* _Supplied material_
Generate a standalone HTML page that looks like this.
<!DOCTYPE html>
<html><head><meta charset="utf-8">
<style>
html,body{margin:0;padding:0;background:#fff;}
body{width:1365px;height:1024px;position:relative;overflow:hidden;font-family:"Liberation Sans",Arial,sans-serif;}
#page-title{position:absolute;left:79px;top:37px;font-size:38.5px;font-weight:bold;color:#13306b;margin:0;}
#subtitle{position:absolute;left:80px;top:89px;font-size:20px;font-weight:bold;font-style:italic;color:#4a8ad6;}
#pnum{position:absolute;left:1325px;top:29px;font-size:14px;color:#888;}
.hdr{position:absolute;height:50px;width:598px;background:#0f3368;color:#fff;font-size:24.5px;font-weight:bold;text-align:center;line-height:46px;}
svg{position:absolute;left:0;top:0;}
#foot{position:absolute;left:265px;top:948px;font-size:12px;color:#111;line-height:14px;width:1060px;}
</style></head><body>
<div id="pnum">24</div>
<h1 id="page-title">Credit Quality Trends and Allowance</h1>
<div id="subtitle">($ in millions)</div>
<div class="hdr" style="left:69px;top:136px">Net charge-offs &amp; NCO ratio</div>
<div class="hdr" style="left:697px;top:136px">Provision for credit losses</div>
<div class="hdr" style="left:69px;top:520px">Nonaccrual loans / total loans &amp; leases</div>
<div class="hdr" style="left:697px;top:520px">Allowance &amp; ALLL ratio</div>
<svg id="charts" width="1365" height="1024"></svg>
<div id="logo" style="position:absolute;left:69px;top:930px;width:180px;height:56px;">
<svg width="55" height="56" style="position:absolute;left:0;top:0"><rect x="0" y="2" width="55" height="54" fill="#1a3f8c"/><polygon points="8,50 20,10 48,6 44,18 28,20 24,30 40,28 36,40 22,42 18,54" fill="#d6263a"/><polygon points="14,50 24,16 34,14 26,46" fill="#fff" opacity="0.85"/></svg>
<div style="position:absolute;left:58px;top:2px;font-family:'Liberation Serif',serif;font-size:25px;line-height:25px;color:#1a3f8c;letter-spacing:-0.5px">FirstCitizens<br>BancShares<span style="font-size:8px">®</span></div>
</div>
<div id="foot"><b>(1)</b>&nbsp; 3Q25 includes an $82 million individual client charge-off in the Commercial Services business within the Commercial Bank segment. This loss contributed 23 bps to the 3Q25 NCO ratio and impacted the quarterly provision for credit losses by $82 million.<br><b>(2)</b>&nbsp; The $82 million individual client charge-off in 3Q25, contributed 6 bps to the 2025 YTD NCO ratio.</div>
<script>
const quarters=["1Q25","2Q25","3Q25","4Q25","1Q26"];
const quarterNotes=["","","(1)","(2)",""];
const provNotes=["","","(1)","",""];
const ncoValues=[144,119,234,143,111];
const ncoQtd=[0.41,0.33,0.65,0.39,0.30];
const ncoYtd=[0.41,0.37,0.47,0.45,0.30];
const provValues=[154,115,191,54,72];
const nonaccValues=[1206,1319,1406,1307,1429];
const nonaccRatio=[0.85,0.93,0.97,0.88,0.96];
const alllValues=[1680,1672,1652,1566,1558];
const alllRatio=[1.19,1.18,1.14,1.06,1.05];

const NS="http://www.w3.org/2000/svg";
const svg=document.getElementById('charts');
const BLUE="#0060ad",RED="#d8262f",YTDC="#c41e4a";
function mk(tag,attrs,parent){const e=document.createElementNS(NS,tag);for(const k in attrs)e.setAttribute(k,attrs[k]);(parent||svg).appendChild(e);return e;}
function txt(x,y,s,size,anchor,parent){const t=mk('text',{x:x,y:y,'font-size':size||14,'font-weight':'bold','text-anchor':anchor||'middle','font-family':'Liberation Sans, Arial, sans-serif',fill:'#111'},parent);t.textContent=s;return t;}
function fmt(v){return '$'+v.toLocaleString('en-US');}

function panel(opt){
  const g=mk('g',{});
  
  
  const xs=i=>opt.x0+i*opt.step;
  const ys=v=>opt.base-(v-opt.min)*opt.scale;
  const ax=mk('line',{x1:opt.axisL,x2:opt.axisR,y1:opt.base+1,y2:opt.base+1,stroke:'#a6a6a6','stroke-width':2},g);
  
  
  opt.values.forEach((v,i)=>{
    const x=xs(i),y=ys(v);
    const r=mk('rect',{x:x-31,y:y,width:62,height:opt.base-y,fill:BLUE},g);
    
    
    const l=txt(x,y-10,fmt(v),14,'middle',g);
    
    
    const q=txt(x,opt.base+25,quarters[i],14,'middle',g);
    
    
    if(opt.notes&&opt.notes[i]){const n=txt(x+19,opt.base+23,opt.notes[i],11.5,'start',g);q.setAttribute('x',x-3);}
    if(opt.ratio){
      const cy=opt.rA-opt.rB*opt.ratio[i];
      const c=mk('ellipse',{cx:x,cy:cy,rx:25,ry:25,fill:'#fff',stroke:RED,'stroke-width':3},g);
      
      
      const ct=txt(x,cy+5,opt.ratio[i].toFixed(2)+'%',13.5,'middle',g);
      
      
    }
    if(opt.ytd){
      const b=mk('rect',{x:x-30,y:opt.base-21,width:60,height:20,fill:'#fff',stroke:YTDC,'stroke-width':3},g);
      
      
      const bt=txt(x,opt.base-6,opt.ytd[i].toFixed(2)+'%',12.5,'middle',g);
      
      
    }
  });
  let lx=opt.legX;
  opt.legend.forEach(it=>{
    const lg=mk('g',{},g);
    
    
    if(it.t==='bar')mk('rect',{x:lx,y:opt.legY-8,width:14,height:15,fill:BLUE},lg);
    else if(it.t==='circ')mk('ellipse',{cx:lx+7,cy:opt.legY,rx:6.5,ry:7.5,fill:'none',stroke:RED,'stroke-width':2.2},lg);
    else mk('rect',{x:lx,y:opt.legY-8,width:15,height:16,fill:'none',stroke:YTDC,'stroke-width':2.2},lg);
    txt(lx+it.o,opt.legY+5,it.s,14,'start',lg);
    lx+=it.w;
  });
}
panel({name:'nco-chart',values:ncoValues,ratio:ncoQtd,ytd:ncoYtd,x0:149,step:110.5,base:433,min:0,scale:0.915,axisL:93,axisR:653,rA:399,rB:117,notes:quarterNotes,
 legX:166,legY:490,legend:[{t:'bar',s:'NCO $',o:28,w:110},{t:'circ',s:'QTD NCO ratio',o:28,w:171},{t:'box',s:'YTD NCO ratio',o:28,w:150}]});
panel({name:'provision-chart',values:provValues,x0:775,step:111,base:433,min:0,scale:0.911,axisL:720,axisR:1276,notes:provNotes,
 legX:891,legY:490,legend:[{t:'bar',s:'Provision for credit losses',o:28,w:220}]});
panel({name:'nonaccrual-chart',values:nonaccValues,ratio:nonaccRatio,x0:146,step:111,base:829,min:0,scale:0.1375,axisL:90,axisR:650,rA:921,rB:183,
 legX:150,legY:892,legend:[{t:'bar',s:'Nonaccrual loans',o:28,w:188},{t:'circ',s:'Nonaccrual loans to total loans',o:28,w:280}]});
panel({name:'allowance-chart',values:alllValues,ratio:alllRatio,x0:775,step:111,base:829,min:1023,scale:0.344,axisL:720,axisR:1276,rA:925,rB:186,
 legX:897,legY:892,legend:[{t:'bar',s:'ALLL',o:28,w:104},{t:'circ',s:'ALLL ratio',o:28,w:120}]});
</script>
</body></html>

* _Exercise aim_
Recopy all the lines exactly as they appear.

* _Response_
Generate a standalone HTML page that looks like this.
<!DOCTYPE html>
<html><head><meta charset="utf-8">
<style>
html,body{margin:0;padding:0;background:#fff;}
body{width:1365px;height:1024px;position:relative;overflow:hidden;font-family:"Liberation Sans",Arial,sans-serif;}
#page-title{position:absolute;left:79px;top:37px;font-size:38.5px;font-weight:bold;color:#13306b;margin:0;}
#subtitle{position:absolute;left:80px;top:89px;font-size:20px;font-weight:bold;font-style:italic;color:#4a8ad6;}
#pnum{position:absolute;left:1325px;top:29px;font-size:14px;color:#888;}
.hdr{position:absolute;height:50px;width:598px;background:#0f3368;color:#fff;font-size:24.5px;font-weight:bold;text-align:center;line-height:46px;}
svg{position:absolute;left:0;top:0;}
#foot{position:absolute;left:265px;top:948px;font-size:12px;color:#111;line-height:14px;width:1060px;}
</style></head><body>
<div id="pnum">24</div>
<h1 id="page-title">Credit Quality Trends and Allowance</h1>
<div id="subtitle">($ in millions)</div>
<div class="hdr" style="left:69px;top:136px">Net charge-offs &amp; NCO ratio</div>
<div class="hdr" style="left:697px;top:136px">Provision for credit losses</div>
<div class="hdr" style="left:69px;top:520px">Nonaccrual loans / total loans &amp; leases</div>
<div class="hdr" style="left:697px;top:520px">Allowance &amp; ALLL ratio</div>
<svg id="charts" width="1365" height="1024"></svg>
<div id="logo" style="position:absolute;left:69px;top:930px;width:180px;height:56px;">
<svg width="55" height="56" style="position:absolute;left:0;top:0"><rect x="0" y="2" width="55" height="54" fill="#1a3f8c"/><polygon points="8,50 20,10 48,6 44,18 28,20 24,30 40,28 36,40 22,42 18,54" fill="#d6263a"/><polygon points="14,50 24,16 34,14 26,46" fill="#fff" opacity="0.85"/></svg>
<div style="position:absolute;left:58px;top:2px;font-family:'Liberation Serif',serif;font-size:25px;line-height:25px;color:#1a3f8c;letter-spacing:-0.5px">FirstCitizens<br>BancShares<span style="font-size:8px">®</span></div>
</div>
<div id="foot"><b>(1)</b>&nbsp; 3Q25 includes an $82 million individual client charge-off in the Commercial Services business within the Commercial Bank segment. This loss contributed 23 bps to the 3Q25 NCO ratio and impacted the quarterly provision for credit losses by $82 million.<br><b>(2)</b>&nbsp; The $82 million individual client charge-off in 3Q25, contributed 6 bps to the 2025 YTD NCO ratio.</div>
<script>
const quarters=["1Q25","2Q25","3Q25","4Q25","1Q26"];
const quarterNotes=["","","(1)","(2)",""];
const provNotes=["","","(1)","",""];
const ncoValues=[144,119,234,143,111];
const ncoQtd=[0.41,0.33,0.65,0.39,0.30];
const ncoYtd=[0.41,0.37,0.47,0.45,0.30];
const provValues=[154,115,191,54,72];
const nonaccValues=[1206,1319,1406,1307,1429];
const nonaccRatio=[0.85,0.93,0.97,0.88,0.96];
const alllValues=[1680,1672,1652,1566,1558];
const alllRatio=[1.19,1.18,1.14,1.06,1.05];

const NS="http://www.w3.org/2000/svg";
const svg=document.getElementById('charts');
const BLUE="#0060ad",RED="#d8262f",YTDC="#c41e4a";
function mk(tag,attrs,parent){const e=document.createElementNS(NS,tag);for(const k in attrs)e.setAttribute(k,attrs[k]);(parent||svg).appendChild(e);return e;}
function txt(x,y,s,size,anchor,parent){const t=mk('text',{x:x,y:y,'font-size':size||14,'font-weight':'bold','text-anchor':anchor||'middle','font-family':'Liberation Sans, Arial, sans-serif',fill:'#111'},parent);t.textContent=s;return t;}
function fmt(v){return '$'+v.toLocaleString('en-US');}

function panel(opt){
  const g=mk('g',{});
  
  
  const xs=i=>opt.x0+i*opt.step;
  const ys=v=>opt.base-(v-opt.min)*opt.scale;
  const ax=mk('line',{x1:opt.axisL,x2:opt.axisR,y1:opt.base+1,y2:opt.base+1,stroke:'#a6a6a6','stroke-width':2},g);
  
  
  opt.values.forEach((v,i)=>{
    const x=xs(i),y=ys(v);
    const r=mk('rect',{x:x-31,y:y,width:62,height:opt.base-y,fill:BLUE},g);
    
    
    const l=txt(x,y-10,fmt(v),14,'middle',g);
    
    
    const q=txt(x,opt.base+25,quarters[i],14,'middle',g);
    
    
    if(opt.notes&&opt.notes[i]){const n=txt(x+19,opt.base+23,opt.notes[i],11.5,'start',g);q.setAttribute('x',x-3);}
    if(opt.ratio){
      const cy=opt.rA-opt.rB*opt.ratio[i];
      const c=mk('ellipse',{cx:x,cy:cy,rx:25,ry:25,fill:'#fff',stroke:RED,'stroke-width':3},g);
      
      
      const ct=txt(x,cy+5,opt.ratio[i].toFixed(2)+'%',13.5,'middle',g);
      
      
    }
    if(opt.ytd){
      const b=mk('rect',{x:x-30,y:opt.base-21,width:60,height:20,fill:'#fff',stroke:YTDC,'stroke-width':3},g);
      
      
      const bt=txt(x,opt.base-6,opt.ytd[i].toFixed(2)+'%',12.5,'middle',g);
      
      
    }
  });
  let lx=opt.legX;
  opt.legend.forEach(it=>{
    const lg=mk('g',{},g);
    
    
    if(it.t==='bar')mk('rect',{x:lx,y:opt.legY-8,width:14,height:15,fill:BLUE},lg);
    else if(it.t==='circ')mk('ellipse',{cx:lx+7,cy:opt.legY,rx:6.5,ry:7.5,fill:'none',stroke:RED,'stroke-width':2.2},lg);
    else mk('rect',{x:lx,y:opt.legY-8,width:15,height:16,fill:'none',stroke:YTDC,'stroke-width':2.2},lg);
    txt(lx+it.o,opt.legY+5,it.s,14,'start',lg);
    lx+=it.w;
  });
}
panel({name:'nco-chart',values:ncoValues,ratio:ncoQtd,ytd:ncoYtd,x0:149,step:110.5,base:433,min:0,scale:0.915,axisL:93,axisR:653,rA:399,rB:117,notes:quarterNotes,
 legX:166,legY:490,legend:[{t:'bar',s:'NCO $',o:28,w:110},{t:'circ',s:'QTD NCO ratio',o:28,w:171},{t:'box',s:'YTD NCO ratio',o:28,w:150}]});
panel({name:'provision-chart',values:provValues,x0:775,step:111,base:433,min:0,scale:0.911,axisL:720,axisR:1276,notes:provNotes,
 legX:891,legY:490,legend:[{t:'bar',s:'Provision for credit losses',o:28,w:220}]});
panel({name:'nonaccrual-chart',values:nonaccValues,ratio:nonaccRatio,x0:146,step:111,base:829,min:0,scale:0.1375,axisL:90,axisR:650,rA:921,rB:183,
 legX:150,legY:892,legend:[{t:'bar',s:'Nonaccrual loans',o:28,w:188},{t:'circ',s:'Nonaccrual loans to total loans',o:28,w:280}]});
panel({name:'allowance-chart',values:alllValues,ratio:alllRatio,x0:775,step:111,base:829,min:1023,scale:0.344,axisL:720,axisR:1276,rA:925,rB:186,
 legX:897,legY:892,legend:[{t:'bar',s:'ALLL',o:28,w:104},{t:'circ',s:'ALLL ratio',o:28,w:120}]});
</script>
</body></html>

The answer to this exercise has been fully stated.